FIL INFO – Pour la première fois, un consortium franco-suisse de physiciens – dont des scientifiques de l’Université Grenoble-Alpes, du Commissariat à l’énergie atomique et aux énergies alternatives et du Centre national de la recherche scientifique de Grenoble – ont confirmé une théorie sur les transitions de phase topologiques. Autrement dit, dans certains cas, le mystérieux passage de la matière d’un état physique à un autre. Cette découverte majeure a été publiée dans la revue Nature Physics, le 7 mai 2018.
Nous connaissons tous les transitions de phase « classiques » de la matière, comme lorsque l’eau liquide devient gelée en refroidissant ou gazeuse en chauffant. Mais on connaît moins les changements d’état plus « exotiques » de certains matériaux, appelés transitions de phase topologiques.
Ces transformations, qui échappent à l’explication par des modèles simples faisant intervenir un atome ou un électron à la fois, requièrent une prise en compte des effets « collectifs » d’un grand nombre d’électrons en interaction constante.
Des hypothèses exceptionnellement validées grâce à des expériences
Dans ce domaine, les théories qui s’appuient sur les lois de la physique quantique foisonnent et restent souvent à l’état d’hypothèses, tant il est vrai que les expériences les vérifiant s’avèrent rares.

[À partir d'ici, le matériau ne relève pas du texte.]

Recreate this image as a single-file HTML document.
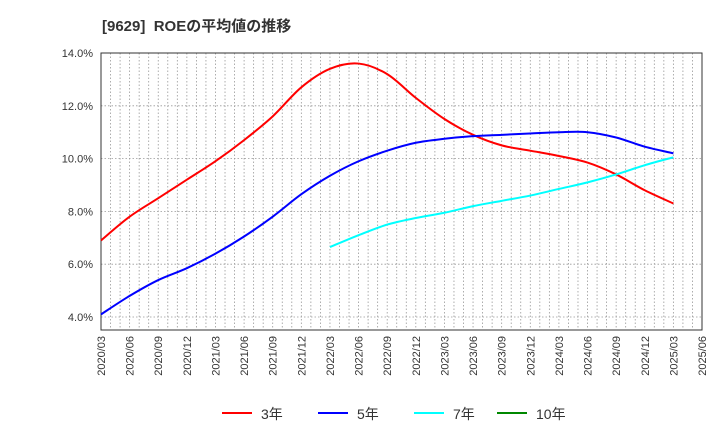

D’où le caractère remarquable des travaux des chercheurs franco-suisses des universités Grenoble-Alpes (UGA) et de Genève (Unige), du Commissariat à l’énergie atomique et aux énergies alternatives (CEA) et des Centres nationaux de la recherche scientifique (CNRS) de Grenoble et Saclay. Ce, en collaboration avec des scientifiques des centres de neutronique de l’Institut grenoblois Laue-Langevin (ILL) et de l’Institut suisse Paul Scherrer (PSI).
Publiés dans la revue Nature Physics, le 7 mai 2018, leurs expériences valident une théorie sur les transitions de phase topologiques, domaine de recherche initié par les prix Nobel de physique 2016, David Thouless, Duncan Haldane et Michael Kosterlitz.
Bacovo, un matériau modèle pour vérifier les transitions de phases topologiques
Cette théorie, quelle est-elle ? Elle prédit qu’un jeu d’excitations topologiques dans un matériau quantique est susceptible d’induire une transition de phase. Qu’entendent les scientifiques par excitations topologiques ? « Des défauts dans la matière que l’on ne peut pas éliminer par une déformation continue de l’espace », explique Virginie Simonet, chercheur du CNRS à l’institut Néel de Grenoble. Et de préciser : « comme par exemple, une rangée d’atomes qui a disparu dans le matériau ».
Les scientifiques grenoblois n’étaient pourtant pas partis pour valider cette théorie. Ils exploraient les propriétés d’un matériau anti-ferromagnétique inconnu du grand public, du nom de Bacovo (BaCo2V208), quand ils ont observé une transition de phase mystérieuse.
Pour comprendre comment fonctionnent les propriétés quantiques de Bacovo, notamment ses excitations topologiques, les scientifiques grenoblois ont alors fait appel à l’équipe de théoriciens de Thierry Giamarchi, professeur au département de physique de la matière quantique de la faculté des sciences de l’Unige, membre de l’Académie des sciences de l’Institut de France.
« Nous nous rapprochons d’applications des propriétés quantiques des matériaux »
Le consortium franco-suisse a ainsi pu démontrer que la transition de phase topologique de Bacovo,
n’était pas gouvernée par un seul, mais par deux types d’excitations topologiques en compétition. Une satisfaction immense pour ces scientifiques qui ont réussi à transformer une hypothèse théorique en expérience vérifiée.
Mieux encore, les physiciens sont parvenus à sélectionner quel type d’excitations dominerait l’autre grâce à l’application d’un champ magnétique intense. De quoi leur permettre de contrôler le jeu qui l’emporte et régler ainsi à loisir l’état de la matière de Bacovo. Une première !
« Ces résultats ouvrent tout un champ de possibles dans la recherche de la physique quantique, se réjouit Thierry Giamarchi. Certes, nous en sommes encore au niveau fondamental, mais c’est par ce genre de découvertes que chaque jour nous nous rapprochons d’applications des propriétés quantiques des matériaux, et pourquoi pas de l’ordinateur quantique ! », se prend-il encore à rêver.